Cinco postales de Cuyutlán

  1. Es una vieja fotografía en blanco y negro que vi en alguna parte. En ella se puede observar a Lázaro Cárdenas sentado en la playa de Cuyutlán. Sus ojos miran al frente, a la línea del horizonte donde el mar pretende fundirse con el cielo. Alrededor de Cárdenas hay media docena de personajes, la mayoría con indudable facha de políticos o líderes sindicales colimotes. Supongo que al momento de haberse tomado la foto, el general y su comitiva hacían tiempo mientras llegaban los cocos con ginebra y los camarones a la diabla. Cárdenas mira atento hacia el mar, como diciendo: “Si no nos ponemos abusados, de seguro una de esas olas se sale y revuelca mi investidura y, de paso, a estos lambiscones”.

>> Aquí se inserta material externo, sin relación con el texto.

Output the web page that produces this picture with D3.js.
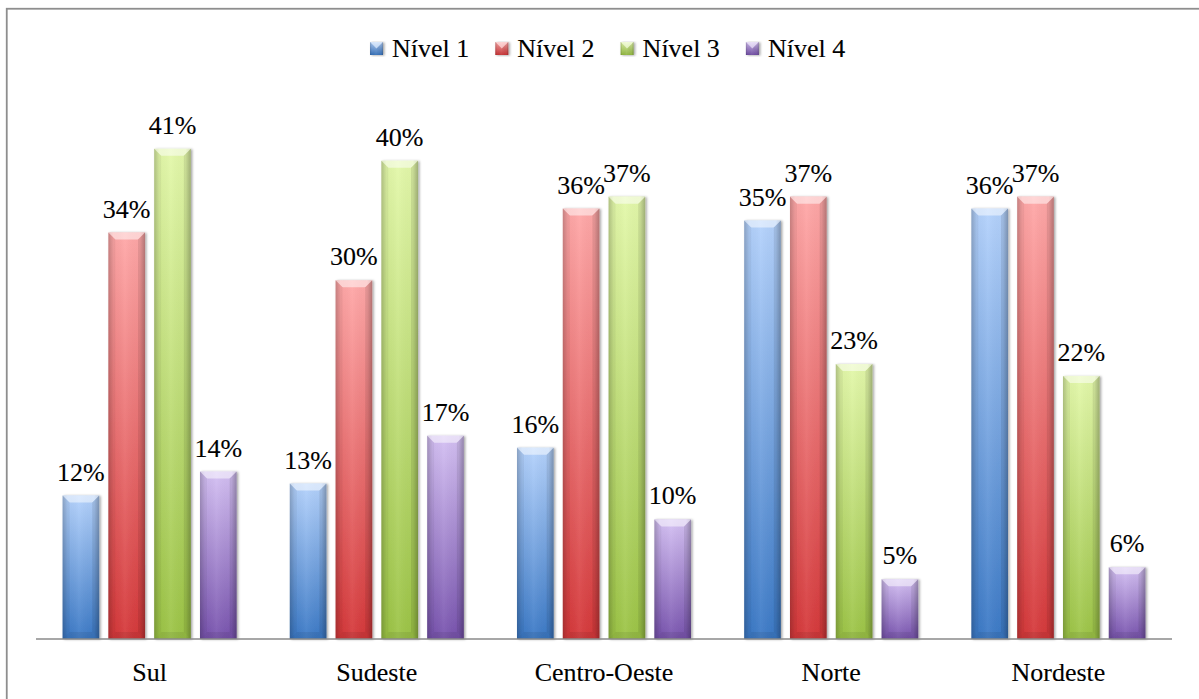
<!DOCTYPE html>
<html>
<head>
<meta charset="utf-8">
<script src="https://cdn.jsdelivr.net/npm/d3@7"></script>
<style>
  html, body { margin: 0; padding: 0; background: #fff; }
  svg { display: block; }
  text { font-family: "Liberation Serif", "DejaVu Serif", serif; fill: #000; stroke: #000; stroke-width: 0.12px; }
</style>
</head>
<body>
<svg id="chart" width="1199" height="699"></svg>
<script>
// Regions and performance levels
const regions = ["Sul", "Sudeste", "Centro-Oeste", "Norte", "Nordeste"];
const levels = ["Nível 1", "Nível 2", "Nível 3", "Nível 4"];

// Share of each level per region (%)
const nivel1 = [12, 13, 16, 35, 36];
const nivel2 = [34, 30, 36, 37, 37];
const nivel3 = [41, 40, 37, 23, 22];
const nivel4 = [14, 17, 10, 5, 6];
const seriesValues = [nivel1, nivel2, nivel3, nivel4];

// Light (top) and deep (bottom) tone of each series
const topColors = ["#b4d2fc", "#ffa8a8", "#e3f8aa", "#d4c0f3"];
const bottomColors = ["#3b79c6", "#d5383a", "#9cc446", "#7853ae"];

const W = 1199, H = 699;
const plot = { left: 36, right: 1172, base: 639, top: 101 };
const FONT = 26;

const svg = d3.select("#chart");
const defs = svg.append("defs");

levels.forEach((lv, i) => {
  const g = defs.append("linearGradient")
    .attr("id", "fill" + i).attr("x1", 0).attr("y1", 0).attr("x2", 0).attr("y2", 1);
  g.append("stop").attr("offset", "0%").attr("stop-color", topColors[i]);
  g.append("stop").attr("offset", "100%").attr("stop-color", bottomColors[i]);
});

// Darker side edges across each bar
const edge = defs.append("linearGradient").attr("id", "edges")
  .attr("x1", 0).attr("y1", 0).attr("x2", 1).attr("y2", 0);
edge.append("stop").attr("offset", "0%").attr("stop-color", "#000").attr("stop-opacity", 0.18);
edge.append("stop").attr("offset", "14%").attr("stop-color", "#000").attr("stop-opacity", 0.02);
edge.append("stop").attr("offset", "45%").attr("stop-color", "#fff").attr("stop-opacity", 0.06);
edge.append("stop").attr("offset", "86%").attr("stop-color", "#000").attr("stop-opacity", 0.02);
edge.append("stop").attr("offset", "100%").attr("stop-color", "#000").attr("stop-opacity", 0.22);

const shadow = defs.append("filter").attr("id", "shadow")
  .attr("x", "-20%").attr("y", "-5%").attr("width", "150%").attr("height", "115%");
shadow.append("feDropShadow").attr("dx", 1.5).attr("dy", 0.5)
  .attr("stdDeviation", 1).attr("flood-color", "#000").attr("flood-opacity", 0.35);

// Outer frame (runs off the right and bottom edges)
svg.append("rect")
  .attr("x", 6.75).attr("y", 8.75).attr("width", W + 20).attr("height", H + 20)
  .attr("fill", "none").attr("stroke", "#8e8e8e").attr("stroke-width", 1.8);

const x0 = d3.scaleBand().domain(regions).range([plot.left, plot.right])
  .paddingInner(0.234).paddingOuter(0.117);
const x1 = d3.scaleBand().domain(levels).range([0, x0.bandwidth()])
  .paddingInner(0.2).paddingOuter(0);
const y = d3.scaleLinear().domain([0, 45]).range([plot.base, plot.top]);

// Draws one bevelled bar inside group g
function bevelBar(g, bx, by, bw, bh, i) {
  const b = Math.min(7, bh / 2, bw / 2);
  const bar = g.append("g").attr("filter", "url(#shadow)");
  bar.append("rect").attr("x", bx).attr("y", by).attr("width", bw).attr("height", bh)
    .attr("fill", `url(#fill${i})`);
  bar.append("rect").attr("x", bx).attr("y", by).attr("width", bw).attr("height", bh)
    .attr("fill", "url(#edges)");
  const poly = (pts, fill, op) => bar.append("polygon")
    .attr("points", pts.map(p => p.join(",")).join(" "))
    .attr("fill", fill).attr("fill-opacity", op);
  // top facet
  poly([[bx, by], [bx + bw, by], [bx + bw - b, by + b], [bx + b, by + b]], "#fff", 0.5);
  // side facets
  poly([[bx, by], [bx + b, by + b], [bx + b, by + bh - b], [bx, by + bh]], "#000", 0.05);
  poly([[bx + bw, by], [bx + bw - b, by + b], [bx + bw - b, by + bh - b], [bx + bw, by + bh]], "#000", 0.09);
  // bottom facet
  poly([[bx, by + bh], [bx + b, by + bh - b], [bx + bw - b, by + bh - b], [bx + bw, by + bh]], "#000", 0.07);
}

const groups = svg.append("g").selectAll("g").data(regions).join("g")
  .attr("transform", d => `translate(${x0(d)},0)`);

groups.each(function (region, r) {
  const g = d3.select(this);
  levels.forEach((lv, i) => {
    const v = seriesValues[i][r];
    const bx = x1(lv), bw = x1.bandwidth();
    bevelBar(g, bx, y(v), bw, plot.base - y(v), i);
    g.append("text")
      .attr("x", bx + bw / 2).attr("y", y(v) - 15)
      .attr("text-anchor", "middle").attr("font-size", FONT)
      .text(v + "%");
  });
});

// Category axis
const axis = svg.append("g").attr("transform", `translate(0,${plot.base})`)
  .call(d3.axisBottom(x0).tickSize(0).tickPadding(0));
axis.select(".domain").attr("stroke", "#8a8a8a").attr("stroke-width", 1.6)
  .attr("d", `M${plot.left},0H${plot.right}`);
axis.selectAll("text").attr("font-size", FONT).attr("dy", 0).attr("y", 42)
  .attr("font-family", "Liberation Serif").attr("fill", "#000");

// Legend
const legend = svg.append("g");
const legendStart = 370, legendStep = 125.3;
levels.forEach((lv, i) => {
  const lg = legend.append("g").attr("transform", `translate(${legendStart + i * legendStep},0)`);
  bevelBar(lg, 0, 42, 13, 13, i);
  lg.append("text").attr("x", 22).attr("y", 57).attr("font-size", FONT).text(lv);
});
</script>
</body>
</html>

  1. En Los días del amor, quizá la película más personal de Alberto Isaac, el personaje principal, un adolescente de nombre Gabriel (que algo tenía del joven Isaac) se escapa de los convencionalismos del Colima en tiempos de la guerra cristera, y se va presumiblemente a una playa de Manzanillo (aunque en las imágenes podemos reconocer la playa de Cuyutlán) en compañía de una mujer mayor de quien está colimotamente enamorado. Poco le dura el gusto. Su tío Vicente, quien es presidente municipal (llamarse Vicente y ser presidente es mal augurio), va en su busca y lo regresa a casa, dejando a Gabriel con la dolorosa certeza de que, en el mar, la vida íntima es más sabrosa y que días como aquellos no se volverán a repetir.
  2. A mí me hubiera gustado llegar a Cuyutlán disfrazado de personaje de una película de Alberto Isaac. Pero no: arribé a la playa en calidad de mí mismo que, como todos sabemos, es un papel que no otorga mayores emociones. Cuyutlán es la perfecta metáfora playera de nuestro escenario político regional. Nada parece cambiar. Las calles están igual de polvorientas que hace treinta o cuarenta años y muchas de las casas están en el olvido y en ruinas, igualito que las políticas culturales. Disfrutar un día de playa en Cuyutlán es darse cuenta que en los paraísos terrenales no hay secretarías de Desarrollo Social. Ahora bien: instalar una sombrilla y cuatro sillas frente el mar y, además, cobrar por uso, es muestra de que el paraíso ya se perdió.
  3. Elijo mi lugar bajo la sombrilla. Emulando a mi general Cárdenas, me dedico a vigilar que una de las olas de Cuyutlán no se salga y revuelque mi dignidad. Un poco después empiezan a desfilar los vendedores de collares y pulseras hechas con piedritas de colores traídas de China.

—Un collar, joven.

—No, gracias.

—¿Una pulsera?

—No.

—¿Un rosario de conchitas?

—No.

—Ándele joven, paqueseche un rosario.

—No, gracias. Soy ateo.

  1. Los vendedores se alejan un poco. Me dedico a ver el mar que, dicho sea de paso, en Cuyutlán parece un mar salvaje. A diferencia del mar de Manzanillo, que parece un mar domesticado por los barcos. Los vendedores ambulantes se reorganizan. Atacan de nuevo: ¿Un llavero? No. ¿Una concha pintada a mano? No. ¿Un destapador playero? No. ¿Unos aretes? Ya mejor ni contesto. Los vendedores al fin desisten y se alejan sombrillas adentro. Sigo mirando el mar, en espera de la inevitable puesta de sol. Entonces recuerdo que en estas aguas regaron las cenizas de Alberto Isaac. Entre el estruendo de las olas creo escuchar una carcajada del director de Mujeres Insumisas. Siento un escalofrío. Me arrepiento de no haber comprado el rosario que minutos antes me ofrecían. Las olas de Cuyutlán, de algún modo, demandan respeto.